**Aim of the exercise:** Reproduce the listing below exactly, beginning with its first line and ending with the line that holds "Chart.register(...registerables);"; pictures are not part of the copy.

**Dataset excerpt:**
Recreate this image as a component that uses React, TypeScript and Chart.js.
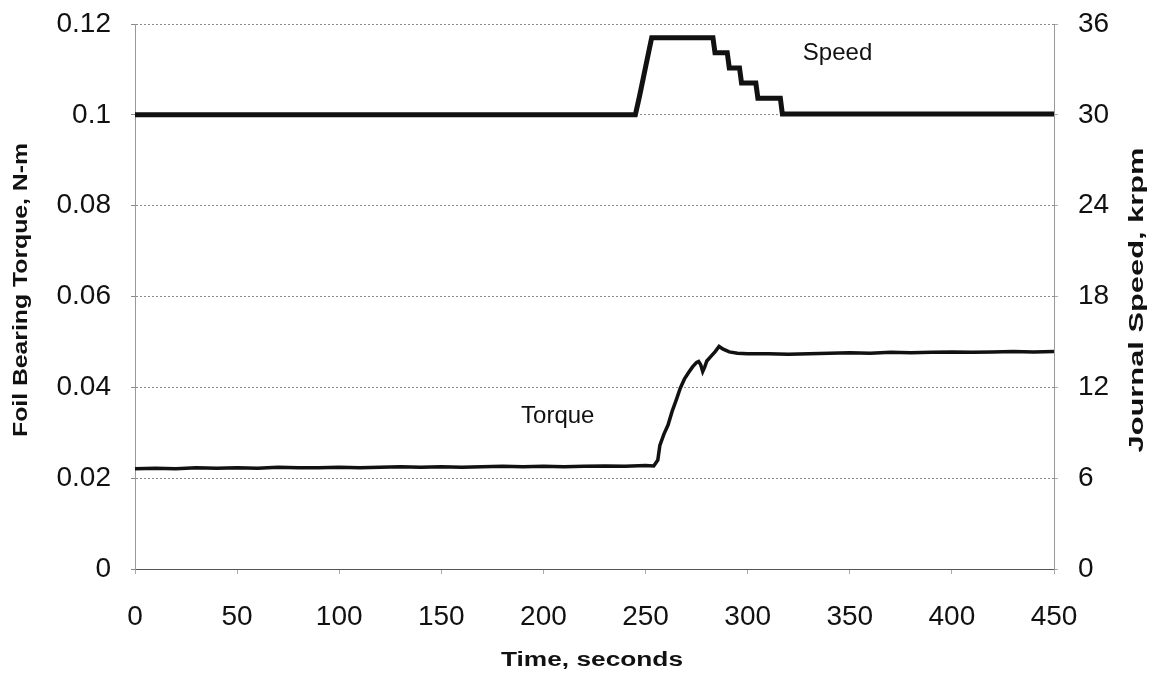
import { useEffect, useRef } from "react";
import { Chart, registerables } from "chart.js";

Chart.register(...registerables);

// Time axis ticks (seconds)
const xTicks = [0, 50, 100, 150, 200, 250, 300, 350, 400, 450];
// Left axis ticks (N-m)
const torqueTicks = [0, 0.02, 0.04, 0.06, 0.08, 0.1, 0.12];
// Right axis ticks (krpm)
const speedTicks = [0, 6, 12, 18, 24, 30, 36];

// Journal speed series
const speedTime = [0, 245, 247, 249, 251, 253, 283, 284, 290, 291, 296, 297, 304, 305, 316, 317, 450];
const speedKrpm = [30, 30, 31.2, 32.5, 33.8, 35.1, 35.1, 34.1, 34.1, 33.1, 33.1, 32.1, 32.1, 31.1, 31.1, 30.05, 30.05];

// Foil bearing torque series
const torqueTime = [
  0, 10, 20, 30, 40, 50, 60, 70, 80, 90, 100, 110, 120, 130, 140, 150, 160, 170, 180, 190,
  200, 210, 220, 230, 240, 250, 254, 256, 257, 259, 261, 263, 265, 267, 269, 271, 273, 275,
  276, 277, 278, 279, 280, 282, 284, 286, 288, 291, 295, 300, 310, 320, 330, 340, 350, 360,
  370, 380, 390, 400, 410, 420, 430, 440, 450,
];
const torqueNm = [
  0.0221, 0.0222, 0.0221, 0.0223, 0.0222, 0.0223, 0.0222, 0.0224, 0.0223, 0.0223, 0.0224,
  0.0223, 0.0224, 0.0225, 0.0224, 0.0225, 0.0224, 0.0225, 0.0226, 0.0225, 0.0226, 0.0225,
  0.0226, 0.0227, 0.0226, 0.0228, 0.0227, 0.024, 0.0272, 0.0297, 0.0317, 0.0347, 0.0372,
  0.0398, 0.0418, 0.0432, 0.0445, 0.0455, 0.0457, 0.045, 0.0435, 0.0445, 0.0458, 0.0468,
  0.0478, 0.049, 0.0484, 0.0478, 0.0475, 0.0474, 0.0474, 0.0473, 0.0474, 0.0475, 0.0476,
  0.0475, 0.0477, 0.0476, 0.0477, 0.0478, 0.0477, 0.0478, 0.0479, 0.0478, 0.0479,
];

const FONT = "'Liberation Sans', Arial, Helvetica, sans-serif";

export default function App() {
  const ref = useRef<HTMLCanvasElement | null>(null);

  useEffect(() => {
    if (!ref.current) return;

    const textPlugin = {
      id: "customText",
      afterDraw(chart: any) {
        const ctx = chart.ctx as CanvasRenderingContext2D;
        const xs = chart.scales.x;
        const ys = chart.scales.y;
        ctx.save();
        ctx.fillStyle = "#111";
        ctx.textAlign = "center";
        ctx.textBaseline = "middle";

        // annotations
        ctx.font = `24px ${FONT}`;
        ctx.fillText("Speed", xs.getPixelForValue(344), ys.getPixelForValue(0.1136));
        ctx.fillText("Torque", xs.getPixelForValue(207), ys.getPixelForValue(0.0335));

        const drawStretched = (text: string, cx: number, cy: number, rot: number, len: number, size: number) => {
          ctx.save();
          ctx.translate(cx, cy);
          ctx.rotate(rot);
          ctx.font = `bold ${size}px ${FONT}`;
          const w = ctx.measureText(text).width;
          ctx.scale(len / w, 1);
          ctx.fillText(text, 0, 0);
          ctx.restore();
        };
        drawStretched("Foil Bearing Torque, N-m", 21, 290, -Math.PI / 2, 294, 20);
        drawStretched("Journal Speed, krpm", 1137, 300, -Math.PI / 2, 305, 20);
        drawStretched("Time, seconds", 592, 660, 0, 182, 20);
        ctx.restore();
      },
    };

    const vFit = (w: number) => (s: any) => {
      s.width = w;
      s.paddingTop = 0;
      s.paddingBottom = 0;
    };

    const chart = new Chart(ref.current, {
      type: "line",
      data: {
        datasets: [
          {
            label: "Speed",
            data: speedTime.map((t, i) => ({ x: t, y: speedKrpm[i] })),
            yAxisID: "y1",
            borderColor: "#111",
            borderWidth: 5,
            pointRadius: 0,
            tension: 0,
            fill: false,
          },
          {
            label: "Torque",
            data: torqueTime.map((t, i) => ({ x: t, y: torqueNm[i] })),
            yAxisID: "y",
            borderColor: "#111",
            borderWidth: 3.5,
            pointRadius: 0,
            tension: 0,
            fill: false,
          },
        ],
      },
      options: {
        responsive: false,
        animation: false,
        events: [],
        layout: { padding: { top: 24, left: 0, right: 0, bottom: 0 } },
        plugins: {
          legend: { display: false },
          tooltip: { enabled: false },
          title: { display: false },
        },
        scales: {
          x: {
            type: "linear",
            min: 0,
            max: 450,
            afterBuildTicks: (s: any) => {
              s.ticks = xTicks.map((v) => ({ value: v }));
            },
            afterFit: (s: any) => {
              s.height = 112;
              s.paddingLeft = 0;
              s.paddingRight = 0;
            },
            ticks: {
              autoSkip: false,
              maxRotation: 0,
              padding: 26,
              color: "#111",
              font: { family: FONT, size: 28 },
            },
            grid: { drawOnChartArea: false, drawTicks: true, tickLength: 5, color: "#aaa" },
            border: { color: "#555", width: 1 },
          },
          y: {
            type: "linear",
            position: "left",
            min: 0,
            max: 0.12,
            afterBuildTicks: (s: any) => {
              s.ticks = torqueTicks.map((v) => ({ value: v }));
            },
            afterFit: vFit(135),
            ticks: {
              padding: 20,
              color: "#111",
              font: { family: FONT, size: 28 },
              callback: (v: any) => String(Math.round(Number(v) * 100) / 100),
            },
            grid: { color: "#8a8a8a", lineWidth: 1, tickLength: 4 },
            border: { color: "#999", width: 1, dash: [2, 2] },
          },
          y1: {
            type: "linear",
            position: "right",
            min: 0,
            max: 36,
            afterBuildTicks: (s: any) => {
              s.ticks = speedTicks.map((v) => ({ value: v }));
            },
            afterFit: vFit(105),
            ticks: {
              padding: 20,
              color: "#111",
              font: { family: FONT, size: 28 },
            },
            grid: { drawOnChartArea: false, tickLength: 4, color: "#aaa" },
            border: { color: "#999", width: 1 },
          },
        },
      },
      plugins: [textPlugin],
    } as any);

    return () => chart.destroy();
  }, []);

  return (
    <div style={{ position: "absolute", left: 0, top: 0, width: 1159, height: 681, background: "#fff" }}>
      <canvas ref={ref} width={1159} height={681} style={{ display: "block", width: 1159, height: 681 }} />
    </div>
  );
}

**Solution for this problem:**
Recreate this image as a component that uses React, TypeScript and Chart.js.
import { useEffect, useRef } from "react";
import { Chart, registerables } from "chart.js";

Chart.register(...registerables);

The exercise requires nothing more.